In January 1833, he partnered with his friend from his militia days, William F. Berry, to purchase a small store, which they named Berry and Lincoln. Stores could sell alcohol in quantities greater than a pint for off-premises consumption, but it was illegal to sell single drinks to consume at the store without a license. In March 1833, Berry and Lincoln were issued a tavern, or liquor, license, which cost them $7 and was taken out in Berry's name. Stores that sold liquor to consume on the premises were called groceries.

So what did they serve? Half pints of French brandy for 25 cents, peach brandy for 18.75 cents, and apple brandy for 12 cents. Half pints of Holland gin cost 18.75 cents, while domestic gin was 12.5 cents. Wine cost 25 cents, rum was 18.75 cents, and whiskey was 12.5 cents. They could also sell food—breakfast, dinner, and supper were each 25 cents—and put people up for the night. Lodging was 12.5 cents per night, and horses could stay for 25 cents, with feed going for 12.5 cents. Takeout meals for stage passengers cost 37.25 cents, and they also sold beer and cider.

Lincoln's foray into the world of booze was short-lived—Berry was apparently an alcoholic and took advantage of the new liquor license to drink while he was working in the store. Lincoln spent more time dealing with customers and his down time reading, and they fell into debt. In April 1833, he sold his interest in the store to Berry and was appointed Postmaster of New Salem on May 7, 1833. Berry died two years later, and Lincoln assumed the debts from the business. It wasn't until 1848, when Lincoln was a congressman, that he was able to pay off the whole debt.

Lincoln remained in New Salem, and he studied law and earned a legal license. In 1837, he realized that his opportunities in New Salem were limited and he moved to Springfield, where he thought he'd have better luck with his law practice and have a chance to get involved in politics.

Once he got into politics, Lincoln denied selling alcohol by the drink. At the first of the Lincoln-Douglas debates in Ottawa on August 21, 1858, Douglas poked fun at Lincoln's early job. Judging by the transcripts, these debates were hilarious.

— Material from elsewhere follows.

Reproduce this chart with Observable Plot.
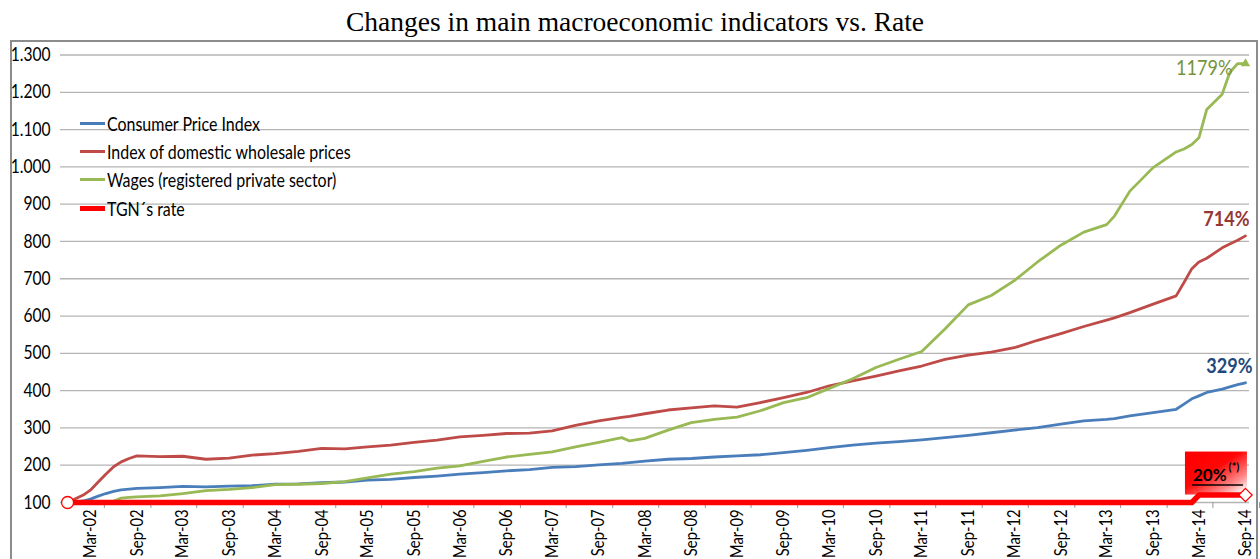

There were many points of sympathy between us when we first got acquainted. We were both comparatively boys, and both struggling with poverty in a strange land. I was a school-teacher in the town of Winchester, and he a flourishing grocery-keeper in the town of Salem. (Applause and laughter.)… I met him there, however, and had sympathy with him, because of the up-hill struggle we both had in life. He was then just as good at telling an anecdote as now. ("No doubt.") He could beat any of the boys wrestling, or running a foot-race, in pitching quoits or tossing a copper; could ruin more liquor than all the boys of the town together. (uproarious laughter.)

Lincoln retorted:

Now I pass on to consider one or two more of these little follies. The Judge is woefully at fault about his early friend Lincoln being a "grocery keeper." [Laughter.] I don't know as it would be a great sin, if I had been; but he is mistaken. Lincoln never kept a grocery anywhere in the world. [Laughter.] It is true that Lincoln did work the latter part of one winter in a little still house, up at the head of a hollow. [Roars of laughter.]

Today is Lincoln's 204th birthday, so let's raise a glass of brandy to the President's days behind the stick.